The Reserve Bank of India (RBI) trebled the amount of funds it would infuse into the liquidity-starved banking system by Saturday, in a biggest-ever monetary action in response to the fast worsening economic conditions globally.
An amount of Rs 60,000 crore would be directly available for use by banks, which have been borrowing Rs 60,000 to Rs 70,000 crore for two weeks now. The RBI cut the cash reserve ratio (CRR), the proportion of deposits banks have to set aside as reserves, to 7.5 per cent from 9 per cent, against the earlier plan of lowering it to 8.5 per cent.
On Wednesday, eight central banks around the world had cut rates to save their respective economies from slipping into a recession.
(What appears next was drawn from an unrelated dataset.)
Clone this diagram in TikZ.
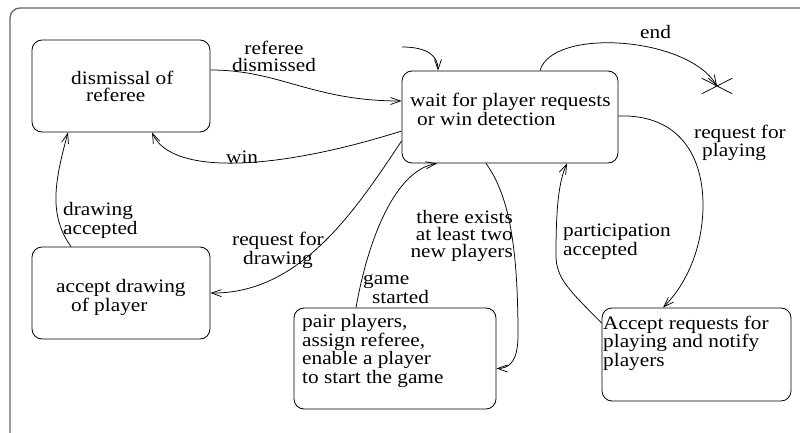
\documentclass[tikz,border=0pt]{standalone}
\usepackage{fontspec}
\setmainfont{Liberation Serif}[FakeStretch=1.12]
\usetikzlibrary{arrows.meta,shapes.misc}

\begin{document}
\begin{tikzpicture}[x=1pt,y=-1pt,
  state/.style={draw, rounded corners=10pt, line width=0.8pt, inner sep=0pt},
  txt/.style={inner sep=0pt, font=\fontsize{19}{17}\selectfont},
  edge/.style={line width=0.75pt, -{Straight Barb[length=10pt,width=7pt]}},
]
\useasboundingbox (0,0) rectangle (800,433);

% outer frame
\draw[line width=1.3pt, color=black!60, rounded corners=10pt] (10,8) rectangle (840,470);

% states
\node[state, minimum width=178pt, minimum height=92pt] (dis) at (121,86) {};
\node[state, minimum width=216pt, minimum height=92pt] (wait) at (510,117) {};
\node[state, minimum width=178pt, minimum height=92pt] (acc) at (121,293) {};
\node[state, minimum width=202pt, minimum height=101pt] (pair) at (395,358.5) {};
\node[state, minimum width=189pt, minimum height=93pt] (req) at (696.5,354.5) {};
\node[draw, cross out, line width=0.75pt, minimum width=30pt, minimum height=15pt, inner sep=0pt] (fin) at (717,86) {};
\coordinate (init) at (402,47);

% state texts (anchored at the baseline of their last line)
\node[txt, anchor=base west, align=left] (tdis) at (71,102) {dismissal of\\\hspace*{15pt}referee};
\node[txt, anchor=base west, align=left] (twait) at (410,125) {wait for player requests\\\hspace*{7pt}or win detection};
\node[txt, anchor=base west, align=left] (tacc) at (56,311) {accept drawing\\\hspace*{15pt}of player};
\node[txt, anchor=base west, align=left] (tpair) at (302,383) {pair players,\\assign referee,\\enable a player\\to start the game};
\node[txt, anchor=base west, align=left] (treq) at (603,366) {Accept requests for\\playing and notify\\players};

% transition labels
\node[txt, anchor=base, align=center] (l1) at (274,72) {referee\\dismissed};
\node[txt, anchor=base west] (l2) at (226,163) {win};
\node[txt, anchor=base west, align=left] (l3) at (63,234) {drawing\\accepted};
\node[txt, anchor=base, align=center] (l4) at (278,264) {request for\\drawing};
\node[txt, anchor=base west, align=left] (l5) at (363,303) {game\\\hspace*{9pt}started};
\node[txt, anchor=base east, align=right] (l6) at (513,257) {there exists\\at least two\\new players};
\node[txt, anchor=base west, align=left] (l7) at (563,255) {participation\\accepted};
\node[txt, anchor=base west, align=left] (l8) at (694,157) {request for\\\hspace*{8pt}playing};
\node[txt, anchor=base west] (l9) at (640,39) {end};

% waypoints of the longer transitions
\coordinate (ex1) at (518,335);
\coordinate (ex2) at (556,255);
\coordinate (ex3) at (703,205);

% transitions
\draw[edge] ([yshift=16pt]dis.east) .. controls +(70,0) and +(-90,0) .. ([yshift=16pt]wait.west);
\draw[edge] ([yshift=-14pt]wait.west) .. controls +(-120,38) and +(20,45) .. ([xshift=31pt]dis.south);
\draw[edge] ([xshift=-50pt]acc.north) .. controls +(-23,-32) and +(-13,48) .. ([xshift=-53pt]dis.south);
\draw[edge] ([yshift=-24pt]wait.west) .. controls +(-46,69) and +(90,1) .. (acc.east);
\draw[edge] ([xshift=-39pt]pair.north) .. controls +(12,-68) and +(-42,7) .. ([xshift=-73pt]wait.south);
\draw[edge] ([xshift=-24pt]wait.south) .. controls +(20,28) and +(0,-100) .. (ex1)
  .. controls +(0,25) and +(14,0) .. ([yshift=-10pt]pair.east);
\draw[edge] ([yshift=31.5pt]req.west) .. controls +(-35,-35) and +(0,22) .. (ex2)
  .. controls +(0,-50) and +(-8,18) .. ([xshift=57pt]wait.south);
\draw[edge] ([yshift=1pt]wait.east) .. controls +(60,-2) and +(0,-50) .. (ex3)
  .. controls +(0,40) and +(25,-25) .. ([xshift=-33.5pt]req.north);
\draw[edge] ([xshift=30pt]wait.north) .. controls +(12,-43) and +(-30,-50) .. (fin.center);
\draw[edge] (init) .. controls +(25,0) and +(0,-15) .. ([xshift=-72pt]wait.north);
\end{tikzpicture}
\end{document}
The so far biggest monetary policy action by the RBI is still being considered inadequate, beyond immediate relief. Bankers hope there would be more doses of funds infusion.
“It (the CRR cut) is not enough,” said TS Narayanasami, CMD, Bank of India. “More and more doses need to come.”
“Market participants are assured that the Reserve Bank stands ready to respond swiftly to meet any liquidity requirements that may arise in the context of the highly volatile external situation,” the RBI said in a statement.
“The reduction in the CRR is a welcome step given the current rupee liquidity conditions,” said Chanda Kochhar, Joint MD and CFO, ICICI Bank. “This should have a cooling effect on the market and ease liquidity.”
The interest rates in the call money market, where banks borrow from each other for up to three-four days, hit the day’s high of 23 per cent in the morning. The increase in CRR cut did not calm the inter-bank lending market with call money rate remaining elevated at around 19 per cent.